It is required that the lines from the top of the listing through the line with "0.0106, 0.0078, 0.0058];" be reproduced exactly, excluding pictures.

++++++

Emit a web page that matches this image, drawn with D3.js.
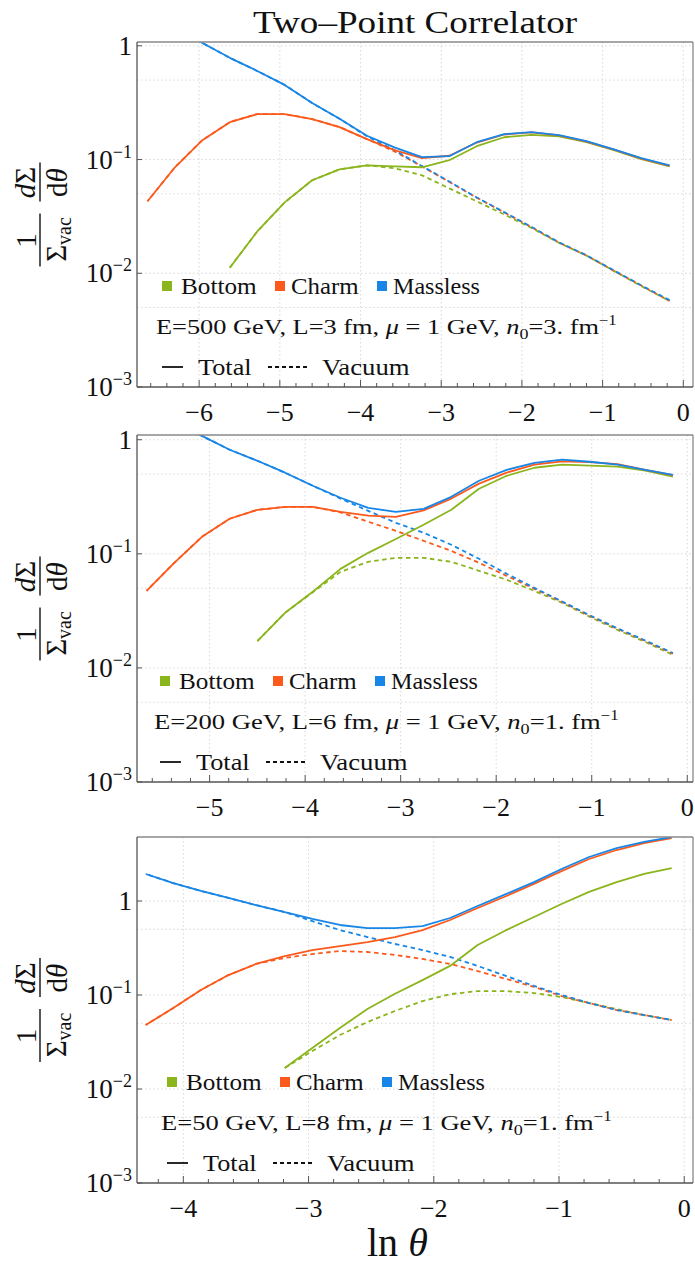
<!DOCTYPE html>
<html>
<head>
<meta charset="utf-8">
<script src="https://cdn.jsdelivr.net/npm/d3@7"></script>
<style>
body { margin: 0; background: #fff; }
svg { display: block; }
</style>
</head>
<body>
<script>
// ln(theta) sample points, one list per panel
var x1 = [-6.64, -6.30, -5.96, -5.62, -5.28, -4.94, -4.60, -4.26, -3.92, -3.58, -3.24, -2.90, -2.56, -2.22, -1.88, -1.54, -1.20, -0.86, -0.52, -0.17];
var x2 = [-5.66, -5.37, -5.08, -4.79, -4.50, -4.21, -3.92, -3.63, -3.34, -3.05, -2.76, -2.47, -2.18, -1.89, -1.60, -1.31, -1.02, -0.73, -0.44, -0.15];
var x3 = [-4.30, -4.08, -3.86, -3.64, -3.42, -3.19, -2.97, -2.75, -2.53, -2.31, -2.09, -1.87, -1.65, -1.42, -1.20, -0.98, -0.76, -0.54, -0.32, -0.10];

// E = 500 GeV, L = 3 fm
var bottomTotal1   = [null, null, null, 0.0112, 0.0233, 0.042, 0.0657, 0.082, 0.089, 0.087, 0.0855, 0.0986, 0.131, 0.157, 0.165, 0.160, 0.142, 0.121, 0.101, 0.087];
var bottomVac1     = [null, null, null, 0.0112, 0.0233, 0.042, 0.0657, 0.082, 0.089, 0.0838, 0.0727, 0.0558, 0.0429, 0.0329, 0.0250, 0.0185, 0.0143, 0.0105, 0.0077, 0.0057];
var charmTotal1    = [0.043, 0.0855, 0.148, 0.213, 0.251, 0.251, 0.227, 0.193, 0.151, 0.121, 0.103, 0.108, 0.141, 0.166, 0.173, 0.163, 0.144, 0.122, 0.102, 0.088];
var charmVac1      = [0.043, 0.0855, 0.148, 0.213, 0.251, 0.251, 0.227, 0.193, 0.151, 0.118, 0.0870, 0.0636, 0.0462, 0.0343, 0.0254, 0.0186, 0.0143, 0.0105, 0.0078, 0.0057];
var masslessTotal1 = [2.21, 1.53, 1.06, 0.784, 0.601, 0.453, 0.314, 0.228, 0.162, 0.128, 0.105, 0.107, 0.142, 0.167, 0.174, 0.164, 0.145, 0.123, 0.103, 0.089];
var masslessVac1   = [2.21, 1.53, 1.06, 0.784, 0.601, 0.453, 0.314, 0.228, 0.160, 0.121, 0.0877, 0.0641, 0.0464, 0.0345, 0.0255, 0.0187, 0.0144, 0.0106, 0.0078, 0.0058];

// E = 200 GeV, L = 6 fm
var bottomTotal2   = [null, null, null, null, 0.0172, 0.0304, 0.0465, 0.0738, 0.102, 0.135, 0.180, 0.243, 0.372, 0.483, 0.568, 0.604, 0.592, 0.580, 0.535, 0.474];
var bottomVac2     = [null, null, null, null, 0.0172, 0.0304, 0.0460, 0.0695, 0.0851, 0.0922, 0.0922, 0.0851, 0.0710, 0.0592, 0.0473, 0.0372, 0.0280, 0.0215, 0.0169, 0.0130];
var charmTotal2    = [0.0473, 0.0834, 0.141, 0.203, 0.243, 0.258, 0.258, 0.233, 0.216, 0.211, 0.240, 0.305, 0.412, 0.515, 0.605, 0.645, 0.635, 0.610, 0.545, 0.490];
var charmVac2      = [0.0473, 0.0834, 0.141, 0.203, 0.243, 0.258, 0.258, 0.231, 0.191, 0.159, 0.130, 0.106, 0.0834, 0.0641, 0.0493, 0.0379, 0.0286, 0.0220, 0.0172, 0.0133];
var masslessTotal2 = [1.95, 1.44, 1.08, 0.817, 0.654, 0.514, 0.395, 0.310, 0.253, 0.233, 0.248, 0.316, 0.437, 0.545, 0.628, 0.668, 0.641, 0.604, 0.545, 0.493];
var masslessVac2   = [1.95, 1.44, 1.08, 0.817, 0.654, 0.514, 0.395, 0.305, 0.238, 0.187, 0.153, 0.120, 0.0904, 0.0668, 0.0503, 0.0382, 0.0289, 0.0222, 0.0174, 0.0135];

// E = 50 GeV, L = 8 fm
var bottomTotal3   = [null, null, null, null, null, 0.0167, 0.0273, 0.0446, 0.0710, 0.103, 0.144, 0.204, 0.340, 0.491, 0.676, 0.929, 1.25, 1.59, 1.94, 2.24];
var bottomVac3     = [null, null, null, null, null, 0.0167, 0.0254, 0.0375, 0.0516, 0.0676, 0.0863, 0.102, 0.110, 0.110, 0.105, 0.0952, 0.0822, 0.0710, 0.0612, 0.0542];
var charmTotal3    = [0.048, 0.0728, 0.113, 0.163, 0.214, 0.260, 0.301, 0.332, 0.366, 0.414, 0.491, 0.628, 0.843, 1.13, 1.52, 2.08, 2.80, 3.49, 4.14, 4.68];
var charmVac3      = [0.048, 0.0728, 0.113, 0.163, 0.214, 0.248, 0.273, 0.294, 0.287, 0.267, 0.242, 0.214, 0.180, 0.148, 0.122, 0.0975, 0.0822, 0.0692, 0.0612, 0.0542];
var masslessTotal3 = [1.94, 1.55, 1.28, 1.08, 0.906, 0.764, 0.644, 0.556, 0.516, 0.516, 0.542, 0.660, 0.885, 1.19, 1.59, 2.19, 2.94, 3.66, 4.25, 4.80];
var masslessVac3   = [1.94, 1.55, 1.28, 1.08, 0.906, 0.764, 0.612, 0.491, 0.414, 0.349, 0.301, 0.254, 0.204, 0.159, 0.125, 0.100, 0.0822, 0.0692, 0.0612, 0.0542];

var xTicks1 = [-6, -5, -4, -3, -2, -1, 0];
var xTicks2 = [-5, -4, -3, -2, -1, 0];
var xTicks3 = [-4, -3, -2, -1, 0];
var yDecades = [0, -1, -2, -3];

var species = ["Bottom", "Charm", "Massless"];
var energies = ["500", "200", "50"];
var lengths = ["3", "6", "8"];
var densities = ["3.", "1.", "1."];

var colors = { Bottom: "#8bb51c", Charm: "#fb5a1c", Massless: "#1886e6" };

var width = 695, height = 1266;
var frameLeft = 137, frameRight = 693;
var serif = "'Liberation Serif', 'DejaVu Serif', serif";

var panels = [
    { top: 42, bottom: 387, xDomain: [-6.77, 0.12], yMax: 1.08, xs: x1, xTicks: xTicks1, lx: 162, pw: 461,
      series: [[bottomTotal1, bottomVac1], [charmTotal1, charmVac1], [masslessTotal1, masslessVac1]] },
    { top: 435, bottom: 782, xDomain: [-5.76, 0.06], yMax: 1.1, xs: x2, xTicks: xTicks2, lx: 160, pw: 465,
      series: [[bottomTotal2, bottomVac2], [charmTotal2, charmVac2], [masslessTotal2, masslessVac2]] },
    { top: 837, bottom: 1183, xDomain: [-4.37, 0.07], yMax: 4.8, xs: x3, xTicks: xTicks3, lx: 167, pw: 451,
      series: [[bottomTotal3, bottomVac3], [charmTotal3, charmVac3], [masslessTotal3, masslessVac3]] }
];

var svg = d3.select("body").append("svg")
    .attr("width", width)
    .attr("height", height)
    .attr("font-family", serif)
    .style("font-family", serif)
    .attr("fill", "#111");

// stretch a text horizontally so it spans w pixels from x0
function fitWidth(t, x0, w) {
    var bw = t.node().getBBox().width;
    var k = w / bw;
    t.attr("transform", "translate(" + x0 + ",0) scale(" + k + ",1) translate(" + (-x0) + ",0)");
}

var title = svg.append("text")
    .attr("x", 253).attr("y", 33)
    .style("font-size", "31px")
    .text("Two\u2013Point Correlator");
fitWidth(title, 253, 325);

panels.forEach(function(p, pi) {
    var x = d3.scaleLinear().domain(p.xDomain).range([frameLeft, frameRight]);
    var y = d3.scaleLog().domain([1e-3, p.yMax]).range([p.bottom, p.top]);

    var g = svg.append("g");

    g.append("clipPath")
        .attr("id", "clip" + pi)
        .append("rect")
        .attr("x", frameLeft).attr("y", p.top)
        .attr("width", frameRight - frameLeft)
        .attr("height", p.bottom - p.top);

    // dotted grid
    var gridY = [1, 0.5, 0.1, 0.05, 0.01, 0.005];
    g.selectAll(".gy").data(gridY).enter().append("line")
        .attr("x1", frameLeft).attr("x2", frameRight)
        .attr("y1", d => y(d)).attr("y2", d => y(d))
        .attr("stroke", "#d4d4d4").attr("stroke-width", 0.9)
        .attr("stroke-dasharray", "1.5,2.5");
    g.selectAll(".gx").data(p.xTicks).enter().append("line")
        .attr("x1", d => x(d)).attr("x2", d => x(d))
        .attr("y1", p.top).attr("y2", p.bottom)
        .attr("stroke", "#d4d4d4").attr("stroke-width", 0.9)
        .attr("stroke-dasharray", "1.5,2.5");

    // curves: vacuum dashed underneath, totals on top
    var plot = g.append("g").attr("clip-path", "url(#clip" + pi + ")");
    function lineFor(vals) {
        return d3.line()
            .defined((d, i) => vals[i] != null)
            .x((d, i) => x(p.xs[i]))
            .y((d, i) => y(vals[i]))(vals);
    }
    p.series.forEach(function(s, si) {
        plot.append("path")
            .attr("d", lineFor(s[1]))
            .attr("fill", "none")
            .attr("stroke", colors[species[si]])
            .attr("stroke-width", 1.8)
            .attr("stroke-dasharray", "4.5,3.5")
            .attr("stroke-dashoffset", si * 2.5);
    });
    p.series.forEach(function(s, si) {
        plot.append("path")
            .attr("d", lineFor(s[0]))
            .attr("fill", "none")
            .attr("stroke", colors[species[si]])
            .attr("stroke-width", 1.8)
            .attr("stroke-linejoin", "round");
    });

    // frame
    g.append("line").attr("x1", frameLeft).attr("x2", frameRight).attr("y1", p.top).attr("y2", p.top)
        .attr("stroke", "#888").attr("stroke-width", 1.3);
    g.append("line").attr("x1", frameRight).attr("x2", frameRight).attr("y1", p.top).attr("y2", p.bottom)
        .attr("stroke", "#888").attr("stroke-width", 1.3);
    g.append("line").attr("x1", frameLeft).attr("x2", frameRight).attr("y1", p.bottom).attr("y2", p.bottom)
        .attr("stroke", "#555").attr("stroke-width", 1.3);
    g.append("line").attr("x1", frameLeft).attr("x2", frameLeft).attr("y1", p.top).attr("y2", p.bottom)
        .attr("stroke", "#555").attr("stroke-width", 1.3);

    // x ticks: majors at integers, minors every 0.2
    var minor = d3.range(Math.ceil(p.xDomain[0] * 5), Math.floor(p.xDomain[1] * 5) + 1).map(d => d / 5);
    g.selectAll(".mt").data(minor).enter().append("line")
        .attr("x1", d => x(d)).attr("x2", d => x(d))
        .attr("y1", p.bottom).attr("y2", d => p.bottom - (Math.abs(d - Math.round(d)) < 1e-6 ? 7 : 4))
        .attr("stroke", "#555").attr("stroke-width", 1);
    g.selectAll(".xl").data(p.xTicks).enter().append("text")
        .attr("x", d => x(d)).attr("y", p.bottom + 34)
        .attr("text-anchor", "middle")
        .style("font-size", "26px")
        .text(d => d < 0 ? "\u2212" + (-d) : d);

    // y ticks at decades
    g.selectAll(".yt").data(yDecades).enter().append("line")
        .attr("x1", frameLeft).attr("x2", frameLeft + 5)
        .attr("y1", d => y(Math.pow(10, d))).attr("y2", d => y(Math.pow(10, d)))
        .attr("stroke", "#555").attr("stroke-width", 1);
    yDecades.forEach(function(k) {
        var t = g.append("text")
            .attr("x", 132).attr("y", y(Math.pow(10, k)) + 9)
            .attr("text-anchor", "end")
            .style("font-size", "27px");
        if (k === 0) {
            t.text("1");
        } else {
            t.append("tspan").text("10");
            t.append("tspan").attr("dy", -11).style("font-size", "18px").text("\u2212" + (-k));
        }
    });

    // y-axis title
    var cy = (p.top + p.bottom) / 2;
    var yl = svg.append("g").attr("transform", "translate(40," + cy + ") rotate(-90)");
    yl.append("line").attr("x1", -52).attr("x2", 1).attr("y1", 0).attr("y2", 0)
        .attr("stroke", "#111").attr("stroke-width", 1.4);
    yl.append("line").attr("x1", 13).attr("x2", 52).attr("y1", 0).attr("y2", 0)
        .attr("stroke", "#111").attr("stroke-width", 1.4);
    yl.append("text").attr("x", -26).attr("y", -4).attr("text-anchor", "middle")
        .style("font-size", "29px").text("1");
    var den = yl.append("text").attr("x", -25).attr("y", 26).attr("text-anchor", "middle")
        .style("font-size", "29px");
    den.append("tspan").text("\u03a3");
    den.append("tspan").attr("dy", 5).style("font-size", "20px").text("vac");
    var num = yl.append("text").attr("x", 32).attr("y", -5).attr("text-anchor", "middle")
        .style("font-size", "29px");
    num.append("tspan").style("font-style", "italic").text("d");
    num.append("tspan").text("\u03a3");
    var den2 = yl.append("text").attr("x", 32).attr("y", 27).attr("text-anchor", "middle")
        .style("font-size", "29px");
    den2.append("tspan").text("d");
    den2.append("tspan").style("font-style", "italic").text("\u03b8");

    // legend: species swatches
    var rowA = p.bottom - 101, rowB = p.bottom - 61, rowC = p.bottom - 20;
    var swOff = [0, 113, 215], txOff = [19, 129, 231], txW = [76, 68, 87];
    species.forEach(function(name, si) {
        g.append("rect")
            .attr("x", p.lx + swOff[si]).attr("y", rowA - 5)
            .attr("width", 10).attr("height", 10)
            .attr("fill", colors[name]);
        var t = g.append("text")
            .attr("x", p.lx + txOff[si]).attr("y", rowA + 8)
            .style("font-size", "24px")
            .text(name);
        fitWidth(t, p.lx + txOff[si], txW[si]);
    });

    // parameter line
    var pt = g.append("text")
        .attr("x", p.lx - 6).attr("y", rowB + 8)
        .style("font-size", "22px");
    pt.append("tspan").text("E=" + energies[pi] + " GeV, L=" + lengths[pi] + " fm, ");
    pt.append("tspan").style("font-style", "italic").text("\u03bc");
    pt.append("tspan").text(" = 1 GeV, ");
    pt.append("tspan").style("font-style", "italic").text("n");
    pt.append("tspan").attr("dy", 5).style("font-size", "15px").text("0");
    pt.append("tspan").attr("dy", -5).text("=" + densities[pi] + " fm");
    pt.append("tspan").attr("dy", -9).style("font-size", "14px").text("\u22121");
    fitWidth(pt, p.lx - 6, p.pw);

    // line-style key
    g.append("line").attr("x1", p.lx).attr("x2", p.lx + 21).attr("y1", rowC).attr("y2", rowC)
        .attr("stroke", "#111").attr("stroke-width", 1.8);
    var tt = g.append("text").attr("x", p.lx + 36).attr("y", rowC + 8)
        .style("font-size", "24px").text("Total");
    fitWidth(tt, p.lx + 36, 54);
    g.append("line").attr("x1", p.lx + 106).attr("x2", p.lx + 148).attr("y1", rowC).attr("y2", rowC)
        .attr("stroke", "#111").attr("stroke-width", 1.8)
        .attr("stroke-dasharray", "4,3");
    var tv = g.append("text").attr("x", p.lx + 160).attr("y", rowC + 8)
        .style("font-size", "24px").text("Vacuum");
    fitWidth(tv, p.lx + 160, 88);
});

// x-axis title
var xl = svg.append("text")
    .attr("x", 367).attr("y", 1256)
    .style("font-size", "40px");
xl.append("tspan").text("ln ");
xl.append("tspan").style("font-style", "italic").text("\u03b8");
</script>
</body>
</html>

++++++

■ Written answer:
Emit a web page that matches this image, drawn with D3.js.
<!DOCTYPE html>
<html>
<head>
<meta charset="utf-8">
<script src="https://cdn.jsdelivr.net/npm/d3@7"></script>
<style>
body { margin: 0; background: #fff; }
svg { display: block; }
</style>
</head>
<body>
<script>
// ln(theta) sample points, one list per panel
var x1 = [-6.64, -6.30, -5.96, -5.62, -5.28, -4.94, -4.60, -4.26, -3.92, -3.58, -3.24, -2.90, -2.56, -2.22, -1.88, -1.54, -1.20, -0.86, -0.52, -0.17];
var x2 = [-5.66, -5.37, -5.08, -4.79, -4.50, -4.21, -3.92, -3.63, -3.34, -3.05, -2.76, -2.47, -2.18, -1.89, -1.60, -1.31, -1.02, -0.73, -0.44, -0.15];
var x3 = [-4.30, -4.08, -3.86, -3.64, -3.42, -3.19, -2.97, -2.75, -2.53, -2.31, -2.09, -1.87, -1.65, -1.42, -1.20, -0.98, -0.76, -0.54, -0.32, -0.10];

// E = 500 GeV, L = 3 fm
var bottomTotal1   = [null, null, null, 0.0112, 0.0233, 0.042, 0.0657, 0.082, 0.089, 0.087, 0.0855, 0.0986, 0.131, 0.157, 0.165, 0.160, 0.142, 0.121, 0.101, 0.087];
var bottomVac1     = [null, null, null, 0.0112, 0.0233, 0.042, 0.0657, 0.082, 0.089, 0.0838, 0.0727, 0.0558, 0.0429, 0.0329, 0.0250, 0.0185, 0.0143, 0.0105, 0.0077, 0.0057];
var charmTotal1    = [0.043, 0.0855, 0.148, 0.213, 0.251, 0.251, 0.227, 0.193, 0.151, 0.121, 0.103, 0.108, 0.141, 0.166, 0.173, 0.163, 0.144, 0.122, 0.102, 0.088];
var charmVac1      = [0.043, 0.0855, 0.148, 0.213, 0.251, 0.251, 0.227, 0.193, 0.151, 0.118, 0.0870, 0.0636, 0.0462, 0.0343, 0.0254, 0.0186, 0.0143, 0.0105, 0.0078, 0.0057];
var masslessTotal1 = [2.21, 1.53, 1.06, 0.784, 0.601, 0.453, 0.314, 0.228, 0.162, 0.128, 0.105, 0.107, 0.142, 0.167, 0.174, 0.164, 0.145, 0.123, 0.103, 0.089];
var masslessVac1   = [2.21, 1.53, 1.06, 0.784, 0.601, 0.453, 0.314, 0.228, 0.160, 0.121, 0.0877, 0.0641, 0.0464, 0.0345, 0.0255, 0.0187, 0.0144, 0.0106, 0.0078, 0.0058];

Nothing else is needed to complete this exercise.